Dinfin Mulupi reports on a Nairobi film school that seeks to transform lives through art and media. See original article here
In the outskirts of Sub-Saharan Africa’s largest slum -- Kibera in Nairobi, Kenya -- a group of youths sit in a small room, their eyes fixed on a computer. This is one of the editing rooms of the Kibera Film School hosted in the Hot Sun Foundation’s (http://www.hotsunfoundation.org/) Kibera office. The Kibera Film School, one of a number of projects the foundation runs focused on impoverished urban youth and filmmaking, opened its doors in 2009.
Kibera is home to more than 1 million people who live in sheet-metal structures among heaps of dirt, broken sewage lines and crime. In a place where jobs are scarce and creative opportunities are limited, the Kibera Film School trains youth in scriptwriting, camera work, editing, directing and producing. Well-known film professionals from Kenya (Ian Mbugua and Cajetan Boy among others) work as part-time instructors.
Showing Another Side of Slum Life
One of the film school’s first graduates and the current school coordinator is 24-year-old Josphat Keya. Keya was eager to talk to AudienceScapes about this unique school that he believes gives Kibera’s youths a ticket out of a life of poverty and crime.
Keya was chosen to be one of the 10 recruits who would participate in a nine-month training on filmmaking. “I thought filmmaking is all about entertainment, but I realized, it is also an avenue to voice out and show the happenings of Kibera,” he said.
Keya believes there is another side to the crime and poverty that dominate public perception of Kibera. There are talented young people -- innovative and determined to overcome life’s adversities. Through the filmmaking skills he acquired at the film school, he can tell this story to the world.
Meeting a Need for a Creative Outlet
The Kibera Film School was founded by U.S. filmmaker Nathan Collet, the Managing Trustee of the Hot Sun Foundation and Hot Sun Films, a commercial production company based in Nairobi. The film school was founded following the success of Collet’s film, "The Kibera Kid,” which focused on life in the Kibera slums. Collet, then a master's student at the University of Southern California film school, went on to win several awards for the film.

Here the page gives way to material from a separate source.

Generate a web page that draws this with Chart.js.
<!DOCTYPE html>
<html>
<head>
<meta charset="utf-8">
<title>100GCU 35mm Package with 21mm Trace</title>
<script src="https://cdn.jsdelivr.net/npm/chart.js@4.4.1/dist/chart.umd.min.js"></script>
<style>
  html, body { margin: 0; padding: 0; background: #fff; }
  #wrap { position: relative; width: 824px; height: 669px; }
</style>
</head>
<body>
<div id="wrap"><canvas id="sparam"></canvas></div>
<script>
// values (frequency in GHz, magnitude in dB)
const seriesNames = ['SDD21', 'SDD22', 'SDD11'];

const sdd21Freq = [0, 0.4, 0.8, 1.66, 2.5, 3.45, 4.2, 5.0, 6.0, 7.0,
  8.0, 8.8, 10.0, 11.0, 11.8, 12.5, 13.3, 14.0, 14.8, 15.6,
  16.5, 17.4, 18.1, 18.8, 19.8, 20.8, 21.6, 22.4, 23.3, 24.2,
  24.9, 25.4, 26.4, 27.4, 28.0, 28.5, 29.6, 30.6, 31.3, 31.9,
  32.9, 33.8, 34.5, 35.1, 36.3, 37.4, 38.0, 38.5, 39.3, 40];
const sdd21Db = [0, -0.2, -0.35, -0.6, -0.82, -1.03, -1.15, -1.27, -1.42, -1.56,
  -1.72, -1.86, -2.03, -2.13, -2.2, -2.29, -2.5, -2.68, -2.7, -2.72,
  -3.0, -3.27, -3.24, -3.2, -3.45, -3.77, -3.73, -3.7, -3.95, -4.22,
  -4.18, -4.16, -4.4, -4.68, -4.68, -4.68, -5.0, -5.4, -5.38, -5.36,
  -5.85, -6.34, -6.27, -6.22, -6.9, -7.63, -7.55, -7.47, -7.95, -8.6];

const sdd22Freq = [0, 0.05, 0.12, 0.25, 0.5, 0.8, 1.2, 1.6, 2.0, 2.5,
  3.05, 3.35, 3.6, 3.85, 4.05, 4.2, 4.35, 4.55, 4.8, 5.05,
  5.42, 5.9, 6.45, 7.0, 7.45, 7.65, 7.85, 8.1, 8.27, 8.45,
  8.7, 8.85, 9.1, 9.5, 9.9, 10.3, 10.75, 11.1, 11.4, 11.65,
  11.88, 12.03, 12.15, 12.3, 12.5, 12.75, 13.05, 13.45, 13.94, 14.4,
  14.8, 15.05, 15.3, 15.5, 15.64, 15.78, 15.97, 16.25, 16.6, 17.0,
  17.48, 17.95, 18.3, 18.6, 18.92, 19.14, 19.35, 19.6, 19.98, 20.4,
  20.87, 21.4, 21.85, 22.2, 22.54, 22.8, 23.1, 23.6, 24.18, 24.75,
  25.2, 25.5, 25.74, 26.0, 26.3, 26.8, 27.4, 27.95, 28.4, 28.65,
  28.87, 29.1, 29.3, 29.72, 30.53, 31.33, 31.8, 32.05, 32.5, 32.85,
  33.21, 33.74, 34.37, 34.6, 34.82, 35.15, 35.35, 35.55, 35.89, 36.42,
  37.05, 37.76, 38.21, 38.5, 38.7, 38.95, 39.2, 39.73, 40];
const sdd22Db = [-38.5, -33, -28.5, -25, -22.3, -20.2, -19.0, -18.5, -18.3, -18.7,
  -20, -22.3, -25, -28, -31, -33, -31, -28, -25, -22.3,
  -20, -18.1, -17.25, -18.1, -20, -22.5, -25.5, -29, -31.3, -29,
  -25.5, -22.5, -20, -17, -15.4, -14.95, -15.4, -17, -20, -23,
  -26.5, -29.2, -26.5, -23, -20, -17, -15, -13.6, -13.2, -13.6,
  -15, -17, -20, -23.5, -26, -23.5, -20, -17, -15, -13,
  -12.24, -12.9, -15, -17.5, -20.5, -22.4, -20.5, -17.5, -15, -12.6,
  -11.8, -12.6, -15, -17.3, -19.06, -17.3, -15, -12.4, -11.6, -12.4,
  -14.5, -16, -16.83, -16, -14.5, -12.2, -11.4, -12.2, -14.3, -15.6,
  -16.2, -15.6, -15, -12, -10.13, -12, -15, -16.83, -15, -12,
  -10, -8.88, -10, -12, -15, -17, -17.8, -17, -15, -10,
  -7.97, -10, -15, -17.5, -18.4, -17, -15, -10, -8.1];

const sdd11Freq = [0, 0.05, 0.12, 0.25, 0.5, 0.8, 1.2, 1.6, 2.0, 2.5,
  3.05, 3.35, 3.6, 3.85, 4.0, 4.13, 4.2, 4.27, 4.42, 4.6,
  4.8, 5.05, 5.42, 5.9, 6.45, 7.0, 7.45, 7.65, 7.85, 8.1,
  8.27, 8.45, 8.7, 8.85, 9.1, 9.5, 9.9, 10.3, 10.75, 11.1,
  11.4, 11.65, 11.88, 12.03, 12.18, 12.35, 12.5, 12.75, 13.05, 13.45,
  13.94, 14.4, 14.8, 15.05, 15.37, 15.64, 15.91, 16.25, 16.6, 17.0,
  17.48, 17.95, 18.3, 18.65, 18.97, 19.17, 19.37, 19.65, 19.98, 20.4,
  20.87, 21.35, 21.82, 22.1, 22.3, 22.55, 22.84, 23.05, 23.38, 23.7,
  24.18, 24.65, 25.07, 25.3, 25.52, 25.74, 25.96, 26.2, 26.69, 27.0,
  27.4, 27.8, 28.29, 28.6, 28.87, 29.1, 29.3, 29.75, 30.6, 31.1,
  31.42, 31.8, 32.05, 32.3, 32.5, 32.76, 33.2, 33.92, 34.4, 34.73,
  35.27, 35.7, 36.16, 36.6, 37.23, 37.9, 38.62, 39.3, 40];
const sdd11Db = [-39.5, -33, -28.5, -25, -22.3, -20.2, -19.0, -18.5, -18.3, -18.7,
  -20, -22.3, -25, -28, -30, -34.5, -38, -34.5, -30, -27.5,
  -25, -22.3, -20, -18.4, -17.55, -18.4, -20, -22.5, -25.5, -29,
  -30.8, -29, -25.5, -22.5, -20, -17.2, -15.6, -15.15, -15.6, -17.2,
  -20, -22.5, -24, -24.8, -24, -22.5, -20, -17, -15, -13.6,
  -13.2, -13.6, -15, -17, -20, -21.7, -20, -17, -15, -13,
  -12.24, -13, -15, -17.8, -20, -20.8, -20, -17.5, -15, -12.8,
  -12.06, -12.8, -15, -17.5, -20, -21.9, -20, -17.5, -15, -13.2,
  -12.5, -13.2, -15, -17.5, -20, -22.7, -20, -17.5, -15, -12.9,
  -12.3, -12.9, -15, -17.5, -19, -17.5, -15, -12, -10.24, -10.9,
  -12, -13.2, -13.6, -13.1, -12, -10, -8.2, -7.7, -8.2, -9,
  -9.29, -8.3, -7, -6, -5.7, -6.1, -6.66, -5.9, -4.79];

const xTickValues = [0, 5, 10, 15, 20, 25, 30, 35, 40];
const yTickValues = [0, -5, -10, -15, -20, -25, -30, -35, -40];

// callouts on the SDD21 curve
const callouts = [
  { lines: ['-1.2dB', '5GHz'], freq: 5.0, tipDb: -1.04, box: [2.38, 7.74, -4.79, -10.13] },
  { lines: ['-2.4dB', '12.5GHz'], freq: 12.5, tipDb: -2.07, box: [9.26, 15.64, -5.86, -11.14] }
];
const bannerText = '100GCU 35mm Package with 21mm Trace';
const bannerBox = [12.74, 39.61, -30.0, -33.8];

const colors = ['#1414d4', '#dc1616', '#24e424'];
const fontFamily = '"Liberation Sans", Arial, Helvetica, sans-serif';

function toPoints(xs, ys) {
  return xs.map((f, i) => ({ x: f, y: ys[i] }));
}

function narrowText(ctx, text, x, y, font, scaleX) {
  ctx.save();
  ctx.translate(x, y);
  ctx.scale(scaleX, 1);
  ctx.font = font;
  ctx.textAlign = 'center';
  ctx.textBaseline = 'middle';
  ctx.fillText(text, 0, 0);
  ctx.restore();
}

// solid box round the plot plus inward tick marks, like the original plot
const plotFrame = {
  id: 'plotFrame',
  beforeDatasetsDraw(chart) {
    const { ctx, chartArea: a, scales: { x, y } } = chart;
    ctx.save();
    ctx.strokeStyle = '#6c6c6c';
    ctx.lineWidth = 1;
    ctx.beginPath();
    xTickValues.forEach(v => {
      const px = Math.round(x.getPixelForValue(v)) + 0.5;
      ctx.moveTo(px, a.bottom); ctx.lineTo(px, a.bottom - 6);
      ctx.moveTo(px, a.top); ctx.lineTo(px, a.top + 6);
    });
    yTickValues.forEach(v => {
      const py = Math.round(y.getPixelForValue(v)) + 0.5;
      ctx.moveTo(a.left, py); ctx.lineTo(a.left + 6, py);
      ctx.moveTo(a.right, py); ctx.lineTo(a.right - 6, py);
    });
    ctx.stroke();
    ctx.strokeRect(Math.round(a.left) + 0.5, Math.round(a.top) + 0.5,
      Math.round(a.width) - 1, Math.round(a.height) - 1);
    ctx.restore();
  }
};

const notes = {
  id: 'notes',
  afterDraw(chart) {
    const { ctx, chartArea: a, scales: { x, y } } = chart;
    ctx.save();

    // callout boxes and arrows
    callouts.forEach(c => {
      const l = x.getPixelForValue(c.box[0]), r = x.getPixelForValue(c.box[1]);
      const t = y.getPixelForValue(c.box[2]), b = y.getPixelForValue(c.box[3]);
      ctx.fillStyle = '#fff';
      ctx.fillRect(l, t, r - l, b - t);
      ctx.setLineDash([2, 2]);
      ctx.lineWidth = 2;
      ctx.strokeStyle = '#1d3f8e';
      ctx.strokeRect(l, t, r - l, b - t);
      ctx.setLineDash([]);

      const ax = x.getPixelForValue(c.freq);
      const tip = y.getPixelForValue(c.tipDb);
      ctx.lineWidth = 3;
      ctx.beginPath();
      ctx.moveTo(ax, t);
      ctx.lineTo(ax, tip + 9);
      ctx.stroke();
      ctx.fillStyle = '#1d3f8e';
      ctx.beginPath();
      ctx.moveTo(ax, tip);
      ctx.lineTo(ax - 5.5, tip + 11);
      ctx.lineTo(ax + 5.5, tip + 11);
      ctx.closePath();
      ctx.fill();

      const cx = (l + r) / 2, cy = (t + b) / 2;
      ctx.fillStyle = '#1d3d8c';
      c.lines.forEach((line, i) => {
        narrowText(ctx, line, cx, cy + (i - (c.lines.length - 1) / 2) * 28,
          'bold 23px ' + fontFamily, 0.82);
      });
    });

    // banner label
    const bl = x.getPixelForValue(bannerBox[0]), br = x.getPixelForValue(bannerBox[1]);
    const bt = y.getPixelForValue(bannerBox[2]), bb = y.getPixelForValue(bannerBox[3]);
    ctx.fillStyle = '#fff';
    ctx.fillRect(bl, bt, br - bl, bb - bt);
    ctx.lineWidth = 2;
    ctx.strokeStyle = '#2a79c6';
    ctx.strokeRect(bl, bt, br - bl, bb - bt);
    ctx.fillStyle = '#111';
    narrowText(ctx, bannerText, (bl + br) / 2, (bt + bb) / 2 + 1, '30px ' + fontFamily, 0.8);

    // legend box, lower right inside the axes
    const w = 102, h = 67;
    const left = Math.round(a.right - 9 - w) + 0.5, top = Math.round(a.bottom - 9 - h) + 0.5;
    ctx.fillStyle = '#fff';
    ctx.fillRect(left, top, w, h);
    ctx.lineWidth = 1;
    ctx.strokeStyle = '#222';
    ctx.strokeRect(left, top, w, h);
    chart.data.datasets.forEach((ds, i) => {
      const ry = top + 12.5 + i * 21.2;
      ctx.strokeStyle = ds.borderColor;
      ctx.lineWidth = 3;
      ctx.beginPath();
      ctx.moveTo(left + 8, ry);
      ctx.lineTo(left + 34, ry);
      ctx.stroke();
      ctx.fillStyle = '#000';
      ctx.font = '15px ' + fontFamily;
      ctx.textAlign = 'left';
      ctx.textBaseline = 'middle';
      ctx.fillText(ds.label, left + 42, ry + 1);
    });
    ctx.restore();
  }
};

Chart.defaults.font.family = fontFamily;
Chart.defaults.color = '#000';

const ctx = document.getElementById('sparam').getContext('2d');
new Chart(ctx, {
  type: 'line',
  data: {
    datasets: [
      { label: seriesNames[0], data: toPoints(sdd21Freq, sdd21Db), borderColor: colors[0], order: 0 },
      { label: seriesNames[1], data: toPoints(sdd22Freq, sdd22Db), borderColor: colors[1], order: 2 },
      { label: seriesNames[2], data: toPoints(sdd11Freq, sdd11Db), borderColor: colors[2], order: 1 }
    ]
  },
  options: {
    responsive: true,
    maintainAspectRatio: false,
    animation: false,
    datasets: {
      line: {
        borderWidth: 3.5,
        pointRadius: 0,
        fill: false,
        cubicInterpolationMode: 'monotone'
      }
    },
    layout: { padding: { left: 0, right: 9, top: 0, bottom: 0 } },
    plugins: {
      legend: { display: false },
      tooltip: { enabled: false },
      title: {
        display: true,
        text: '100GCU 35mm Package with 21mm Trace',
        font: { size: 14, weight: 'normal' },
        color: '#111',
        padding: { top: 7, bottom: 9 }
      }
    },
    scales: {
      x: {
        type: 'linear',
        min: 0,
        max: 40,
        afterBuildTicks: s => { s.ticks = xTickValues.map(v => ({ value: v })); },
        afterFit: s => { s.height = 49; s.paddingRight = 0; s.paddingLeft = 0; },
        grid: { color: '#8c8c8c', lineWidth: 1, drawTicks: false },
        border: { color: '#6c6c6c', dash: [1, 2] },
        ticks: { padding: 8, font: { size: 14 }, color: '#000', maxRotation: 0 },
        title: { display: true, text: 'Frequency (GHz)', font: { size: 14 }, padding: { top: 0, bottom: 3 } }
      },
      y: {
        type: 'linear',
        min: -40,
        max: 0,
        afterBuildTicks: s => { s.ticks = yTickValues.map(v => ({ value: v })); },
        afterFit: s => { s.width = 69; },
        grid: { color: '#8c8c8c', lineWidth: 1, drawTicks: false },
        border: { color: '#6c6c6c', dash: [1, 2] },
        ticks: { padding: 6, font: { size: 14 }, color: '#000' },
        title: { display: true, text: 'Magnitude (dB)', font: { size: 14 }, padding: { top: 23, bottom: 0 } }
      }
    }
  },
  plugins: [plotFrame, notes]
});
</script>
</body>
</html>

As a way of giving back to the community in Kibera, he began small training sessions in movie production for young people. As they attracted more interest, he realized there was a need for a full-fledged film school. Today the film school is funded through donations and aid from charitable organizations.
“Having worked with local talent during the production of ‘Kibera Kid,’ I saw a lot of raw talent from the Kibera youth and decided to give them a platform to pursue these talents,” said Collet.
The 10 recruits selected for each school year are offered training free of charge with a small stipend of KSH 4,000. Before graduation, each of the trainees is expected to produce a three-minute documentary and a short fictional film in order to graduate. They are allowed to choose topics that relate to their experiences growing up in Kibera.
Graduates are later absorbed into other Hot Sun Films and Hot Sun Foundation projects, such as TV series, short films, feature films and production service projects. Trainees film their own stories and local events and get feedback at community screenings.
Some of the graduates from the 2009 class have already been absorbed into the mainstream film industry working with several film production houses. Faith Wavinya, a 2009 graduate whose family was attacked in the 2008 post-election violence, is now an assistant editor for the series produced by the pay-per-view channel MNET, Changes.
One of the film school’s biggest successes is the film, Togetherness Supreme, written by a 2009 trainee, Evans Kang’ethe, and Collet. The film, which was inspired by the post-election violence, received four nominations in the African Movies Academy Awards held in Nigeria on April 10, and went on to win two awards.
“Due to this success, interviews for the 2010 classes attracted nearly 60 students, but the film school can only accommodate 12 recruits to ensure all have access to cameras and computers for editing,” said Collet.
Other youth residing in the nearby slums have been knocking on the doors of the Hot Sun Foundation hoping they, too, can be given an opportunity to train at the Kibera Film School. Collet says Hot Sun Foundation hopes to duplicate the training in other Nairobi slums, like Mathare, Korogocho and Mkuru Kayaba.
“We want to change the perceptions about Kibera and other slums; there is talent in these slums. Youths who have a story to tell, a story of their struggles and how they overcome all that. We give these youths a voice to tell their stories,” said Collet.
“The long-term plan is to have a similar project in other African nations, especially within East Africa, by partnering with other organizations,” said Collet.